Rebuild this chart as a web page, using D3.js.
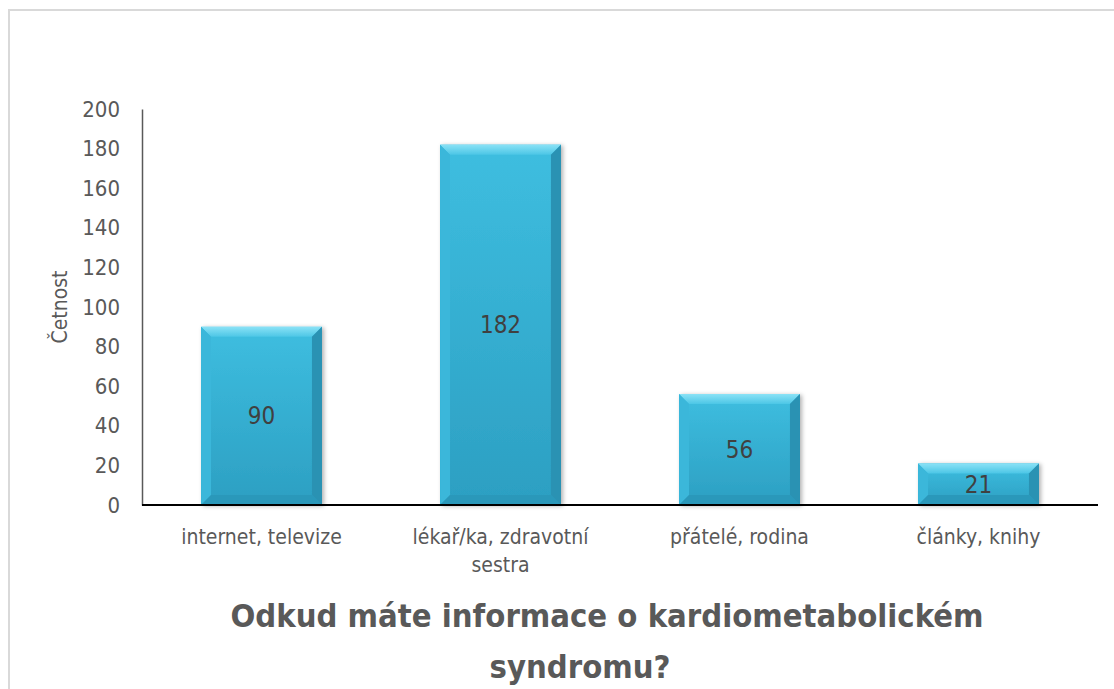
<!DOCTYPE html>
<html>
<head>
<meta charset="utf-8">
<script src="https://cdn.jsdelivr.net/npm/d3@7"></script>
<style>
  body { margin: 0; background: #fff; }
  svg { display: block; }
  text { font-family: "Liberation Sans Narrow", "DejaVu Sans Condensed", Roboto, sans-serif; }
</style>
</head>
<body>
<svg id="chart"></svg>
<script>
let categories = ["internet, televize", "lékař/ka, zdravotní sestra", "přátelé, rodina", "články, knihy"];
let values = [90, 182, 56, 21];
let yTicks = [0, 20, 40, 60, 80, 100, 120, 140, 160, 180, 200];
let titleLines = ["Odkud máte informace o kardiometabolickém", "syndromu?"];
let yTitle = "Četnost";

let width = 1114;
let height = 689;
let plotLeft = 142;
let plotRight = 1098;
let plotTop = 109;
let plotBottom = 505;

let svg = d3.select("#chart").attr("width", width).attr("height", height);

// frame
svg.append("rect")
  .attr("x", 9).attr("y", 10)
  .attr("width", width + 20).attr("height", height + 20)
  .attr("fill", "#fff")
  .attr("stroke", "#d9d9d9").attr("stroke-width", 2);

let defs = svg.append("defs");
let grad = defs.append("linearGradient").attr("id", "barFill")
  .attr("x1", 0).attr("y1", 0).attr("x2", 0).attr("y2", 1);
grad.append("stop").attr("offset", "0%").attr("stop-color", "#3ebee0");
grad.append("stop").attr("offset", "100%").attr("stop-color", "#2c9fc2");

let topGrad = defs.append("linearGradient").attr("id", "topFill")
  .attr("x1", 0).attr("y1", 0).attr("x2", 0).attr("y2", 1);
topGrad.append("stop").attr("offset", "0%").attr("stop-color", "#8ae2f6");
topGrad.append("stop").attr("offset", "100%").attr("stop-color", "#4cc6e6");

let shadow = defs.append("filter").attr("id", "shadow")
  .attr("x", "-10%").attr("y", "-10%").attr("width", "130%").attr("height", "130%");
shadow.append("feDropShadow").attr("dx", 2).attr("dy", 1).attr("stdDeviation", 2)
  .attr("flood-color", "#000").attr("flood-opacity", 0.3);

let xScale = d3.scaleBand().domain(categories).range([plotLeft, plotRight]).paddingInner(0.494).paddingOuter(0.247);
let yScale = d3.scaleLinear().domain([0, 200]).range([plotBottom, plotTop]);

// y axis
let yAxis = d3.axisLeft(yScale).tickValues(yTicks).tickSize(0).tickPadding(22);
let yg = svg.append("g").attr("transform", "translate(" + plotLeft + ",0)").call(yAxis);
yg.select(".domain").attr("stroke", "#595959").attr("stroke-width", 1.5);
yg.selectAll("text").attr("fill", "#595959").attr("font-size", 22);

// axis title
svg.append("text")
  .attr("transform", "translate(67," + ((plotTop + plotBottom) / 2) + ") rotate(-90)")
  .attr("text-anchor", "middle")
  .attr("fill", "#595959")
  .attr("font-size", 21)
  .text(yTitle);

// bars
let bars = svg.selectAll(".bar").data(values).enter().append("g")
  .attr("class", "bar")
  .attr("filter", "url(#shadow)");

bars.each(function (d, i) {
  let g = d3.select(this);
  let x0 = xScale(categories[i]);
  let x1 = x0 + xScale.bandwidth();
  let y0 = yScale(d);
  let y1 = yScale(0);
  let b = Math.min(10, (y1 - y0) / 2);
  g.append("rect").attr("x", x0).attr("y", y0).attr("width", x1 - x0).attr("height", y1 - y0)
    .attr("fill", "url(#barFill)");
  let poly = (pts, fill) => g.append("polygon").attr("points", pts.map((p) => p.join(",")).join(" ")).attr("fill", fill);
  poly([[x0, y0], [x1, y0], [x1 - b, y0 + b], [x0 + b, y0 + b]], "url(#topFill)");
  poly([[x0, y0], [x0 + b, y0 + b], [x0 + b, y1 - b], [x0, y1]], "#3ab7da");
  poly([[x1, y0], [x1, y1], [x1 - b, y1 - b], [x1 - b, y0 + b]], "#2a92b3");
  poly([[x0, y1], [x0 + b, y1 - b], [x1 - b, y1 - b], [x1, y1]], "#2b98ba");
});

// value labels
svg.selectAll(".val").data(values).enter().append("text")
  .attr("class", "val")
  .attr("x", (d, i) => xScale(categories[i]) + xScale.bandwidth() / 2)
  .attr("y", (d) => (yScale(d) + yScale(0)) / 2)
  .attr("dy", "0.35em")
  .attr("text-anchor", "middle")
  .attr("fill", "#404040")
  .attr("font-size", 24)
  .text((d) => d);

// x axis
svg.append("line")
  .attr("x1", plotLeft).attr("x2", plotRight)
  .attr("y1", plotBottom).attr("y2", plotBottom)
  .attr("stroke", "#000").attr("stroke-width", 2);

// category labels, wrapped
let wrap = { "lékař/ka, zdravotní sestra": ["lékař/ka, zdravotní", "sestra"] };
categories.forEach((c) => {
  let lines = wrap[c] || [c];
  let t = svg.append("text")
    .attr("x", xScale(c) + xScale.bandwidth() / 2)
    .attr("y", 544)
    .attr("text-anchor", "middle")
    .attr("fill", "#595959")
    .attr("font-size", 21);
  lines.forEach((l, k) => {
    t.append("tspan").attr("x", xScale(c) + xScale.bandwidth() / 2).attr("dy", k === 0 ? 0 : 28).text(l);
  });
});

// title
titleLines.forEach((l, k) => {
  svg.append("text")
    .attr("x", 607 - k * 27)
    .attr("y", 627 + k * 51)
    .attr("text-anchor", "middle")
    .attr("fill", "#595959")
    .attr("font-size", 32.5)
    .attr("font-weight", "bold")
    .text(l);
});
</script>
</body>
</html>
:::::
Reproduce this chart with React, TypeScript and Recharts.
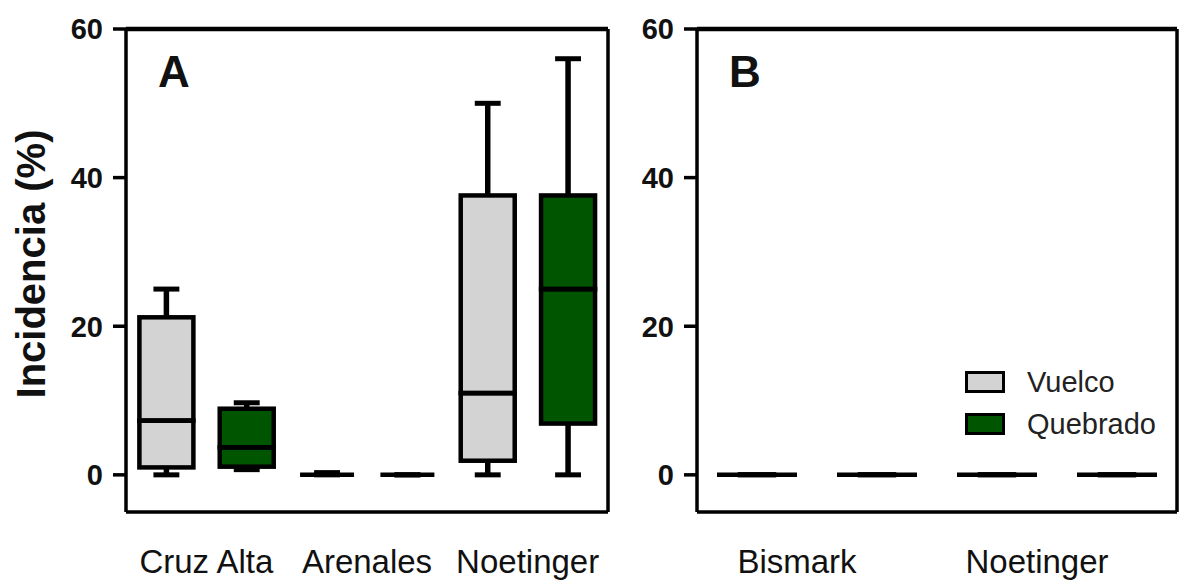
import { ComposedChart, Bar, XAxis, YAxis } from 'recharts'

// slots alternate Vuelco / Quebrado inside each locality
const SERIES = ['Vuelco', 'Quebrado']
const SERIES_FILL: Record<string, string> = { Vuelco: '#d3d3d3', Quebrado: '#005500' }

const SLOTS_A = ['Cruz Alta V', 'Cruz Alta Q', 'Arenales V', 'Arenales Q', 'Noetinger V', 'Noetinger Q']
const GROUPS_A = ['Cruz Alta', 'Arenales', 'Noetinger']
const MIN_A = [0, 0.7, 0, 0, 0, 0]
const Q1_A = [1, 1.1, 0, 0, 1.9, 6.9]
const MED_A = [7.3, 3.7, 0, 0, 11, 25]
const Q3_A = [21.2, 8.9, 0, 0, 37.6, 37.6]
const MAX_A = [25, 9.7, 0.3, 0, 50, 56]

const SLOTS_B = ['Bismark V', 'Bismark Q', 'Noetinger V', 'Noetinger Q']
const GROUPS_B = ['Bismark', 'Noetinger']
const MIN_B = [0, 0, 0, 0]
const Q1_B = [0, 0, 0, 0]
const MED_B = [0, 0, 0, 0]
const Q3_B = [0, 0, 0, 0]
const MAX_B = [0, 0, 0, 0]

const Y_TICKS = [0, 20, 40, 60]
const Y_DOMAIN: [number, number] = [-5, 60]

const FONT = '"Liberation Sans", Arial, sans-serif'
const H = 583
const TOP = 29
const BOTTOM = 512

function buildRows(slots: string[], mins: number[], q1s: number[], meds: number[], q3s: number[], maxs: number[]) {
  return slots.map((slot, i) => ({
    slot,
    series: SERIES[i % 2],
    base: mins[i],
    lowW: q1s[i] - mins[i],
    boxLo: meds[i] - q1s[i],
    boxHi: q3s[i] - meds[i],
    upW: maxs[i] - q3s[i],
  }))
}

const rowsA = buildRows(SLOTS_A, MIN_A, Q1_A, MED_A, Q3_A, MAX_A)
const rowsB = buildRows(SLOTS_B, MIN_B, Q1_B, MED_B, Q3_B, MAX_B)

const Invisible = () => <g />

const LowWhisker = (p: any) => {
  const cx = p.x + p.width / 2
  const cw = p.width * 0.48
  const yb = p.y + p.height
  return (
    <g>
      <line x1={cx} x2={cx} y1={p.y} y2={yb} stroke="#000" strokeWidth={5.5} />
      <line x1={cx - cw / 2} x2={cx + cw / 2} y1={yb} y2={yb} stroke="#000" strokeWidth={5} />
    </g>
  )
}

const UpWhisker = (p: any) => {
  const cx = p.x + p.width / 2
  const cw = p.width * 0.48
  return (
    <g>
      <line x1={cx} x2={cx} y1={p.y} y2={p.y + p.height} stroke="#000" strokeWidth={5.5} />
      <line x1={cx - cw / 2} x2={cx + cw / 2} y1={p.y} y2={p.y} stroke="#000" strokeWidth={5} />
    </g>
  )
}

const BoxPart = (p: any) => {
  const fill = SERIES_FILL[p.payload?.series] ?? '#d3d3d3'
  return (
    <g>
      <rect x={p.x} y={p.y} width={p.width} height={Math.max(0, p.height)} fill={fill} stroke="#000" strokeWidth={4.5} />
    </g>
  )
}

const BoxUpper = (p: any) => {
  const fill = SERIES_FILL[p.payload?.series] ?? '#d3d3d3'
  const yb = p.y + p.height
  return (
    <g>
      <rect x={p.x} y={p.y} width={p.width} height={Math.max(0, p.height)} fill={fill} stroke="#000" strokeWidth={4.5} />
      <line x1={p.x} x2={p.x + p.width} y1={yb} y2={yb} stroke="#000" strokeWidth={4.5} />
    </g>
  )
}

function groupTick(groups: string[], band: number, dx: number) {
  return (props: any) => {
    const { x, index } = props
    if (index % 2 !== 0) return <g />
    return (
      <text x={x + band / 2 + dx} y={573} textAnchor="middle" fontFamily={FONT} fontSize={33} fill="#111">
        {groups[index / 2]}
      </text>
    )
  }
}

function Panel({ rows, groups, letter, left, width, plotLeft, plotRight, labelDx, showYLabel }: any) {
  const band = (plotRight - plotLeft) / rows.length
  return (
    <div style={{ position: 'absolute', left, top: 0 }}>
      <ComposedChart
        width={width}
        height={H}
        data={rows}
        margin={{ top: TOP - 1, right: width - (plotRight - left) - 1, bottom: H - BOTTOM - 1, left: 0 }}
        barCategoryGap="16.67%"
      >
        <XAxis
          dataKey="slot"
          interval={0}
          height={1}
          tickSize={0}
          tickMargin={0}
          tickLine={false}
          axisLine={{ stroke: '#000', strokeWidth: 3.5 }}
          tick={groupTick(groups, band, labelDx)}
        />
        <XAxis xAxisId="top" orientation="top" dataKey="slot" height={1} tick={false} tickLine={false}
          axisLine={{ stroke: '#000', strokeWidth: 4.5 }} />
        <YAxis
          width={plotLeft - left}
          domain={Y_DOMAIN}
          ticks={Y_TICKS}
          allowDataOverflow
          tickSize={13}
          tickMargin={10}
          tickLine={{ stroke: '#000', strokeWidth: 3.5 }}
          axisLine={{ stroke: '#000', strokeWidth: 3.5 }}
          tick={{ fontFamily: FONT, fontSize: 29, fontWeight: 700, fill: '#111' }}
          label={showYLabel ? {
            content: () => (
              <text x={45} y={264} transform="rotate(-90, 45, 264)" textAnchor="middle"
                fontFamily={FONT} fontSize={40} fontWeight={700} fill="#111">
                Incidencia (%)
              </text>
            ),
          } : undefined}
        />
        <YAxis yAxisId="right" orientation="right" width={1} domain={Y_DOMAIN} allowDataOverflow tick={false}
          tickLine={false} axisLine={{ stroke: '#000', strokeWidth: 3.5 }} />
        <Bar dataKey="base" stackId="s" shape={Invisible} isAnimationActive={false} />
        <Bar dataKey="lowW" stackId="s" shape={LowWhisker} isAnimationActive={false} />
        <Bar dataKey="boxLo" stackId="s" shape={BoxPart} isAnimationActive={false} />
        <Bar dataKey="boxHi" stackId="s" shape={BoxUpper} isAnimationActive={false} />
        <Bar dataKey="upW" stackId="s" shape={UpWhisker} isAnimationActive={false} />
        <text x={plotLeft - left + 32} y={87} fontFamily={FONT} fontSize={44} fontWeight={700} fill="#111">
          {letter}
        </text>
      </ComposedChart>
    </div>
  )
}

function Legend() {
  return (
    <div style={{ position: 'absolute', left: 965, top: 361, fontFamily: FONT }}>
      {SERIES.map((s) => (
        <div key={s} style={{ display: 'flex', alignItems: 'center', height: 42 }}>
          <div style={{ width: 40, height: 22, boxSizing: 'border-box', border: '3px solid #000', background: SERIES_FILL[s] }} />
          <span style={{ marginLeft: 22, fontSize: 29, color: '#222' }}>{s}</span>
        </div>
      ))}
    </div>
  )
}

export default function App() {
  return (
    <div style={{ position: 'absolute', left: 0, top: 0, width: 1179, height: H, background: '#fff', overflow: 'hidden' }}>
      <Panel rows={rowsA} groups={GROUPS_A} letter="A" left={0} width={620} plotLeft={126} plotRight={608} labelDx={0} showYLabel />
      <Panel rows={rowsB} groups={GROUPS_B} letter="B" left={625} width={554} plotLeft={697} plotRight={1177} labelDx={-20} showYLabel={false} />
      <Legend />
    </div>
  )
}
:::::
> WORK TO COMPLETE
Leave the pictures out, and transcribe exactly the lines above starting at the one that contains "Reproduce this chart" and ending at the one that contains "const Invisible = () => <g />".

> SOLUTION TO THIS PROBLEM
Reproduce this chart with React, TypeScript and Recharts.
import { ComposedChart, Bar, XAxis, YAxis } from 'recharts'

// slots alternate Vuelco / Quebrado inside each locality
const SERIES = ['Vuelco', 'Quebrado']
const SERIES_FILL: Record<string, string> = { Vuelco: '#d3d3d3', Quebrado: '#005500' }

const SLOTS_A = ['Cruz Alta V', 'Cruz Alta Q', 'Arenales V', 'Arenales Q', 'Noetinger V', 'Noetinger Q']
const GROUPS_A = ['Cruz Alta', 'Arenales', 'Noetinger']
const MIN_A = [0, 0.7, 0, 0, 0, 0]
const Q1_A = [1, 1.1, 0, 0, 1.9, 6.9]
const MED_A = [7.3, 3.7, 0, 0, 11, 25]
const Q3_A = [21.2, 8.9, 0, 0, 37.6, 37.6]
const MAX_A = [25, 9.7, 0.3, 0, 50, 56]

const SLOTS_B = ['Bismark V', 'Bismark Q', 'Noetinger V', 'Noetinger Q']
const GROUPS_B = ['Bismark', 'Noetinger']
const MIN_B = [0, 0, 0, 0]
const Q1_B = [0, 0, 0, 0]
const MED_B = [0, 0, 0, 0]
const Q3_B = [0, 0, 0, 0]
const MAX_B = [0, 0, 0, 0]

const Y_TICKS = [0, 20, 40, 60]
const Y_DOMAIN: [number, number] = [-5, 60]

const FONT = '"Liberation Sans", Arial, sans-serif'
const H = 583
const TOP = 29
const BOTTOM = 512

function buildRows(slots: string[], mins: number[], q1s: number[], meds: number[], q3s: number[], maxs: number[]) {
  return slots.map((slot, i) => ({
    slot,
    series: SERIES[i % 2],
    base: mins[i],
    lowW: q1s[i] - mins[i],
    boxLo: meds[i] - q1s[i],
    boxHi: q3s[i] - meds[i],
    upW: maxs[i] - q3s[i],
  }))
}

const rowsA = buildRows(SLOTS_A, MIN_A, Q1_A, MED_A, Q3_A, MAX_A)
const rowsB = buildRows(SLOTS_B, MIN_B, Q1_B, MED_B, Q3_B, MAX_B)

const Invisible = () => <g />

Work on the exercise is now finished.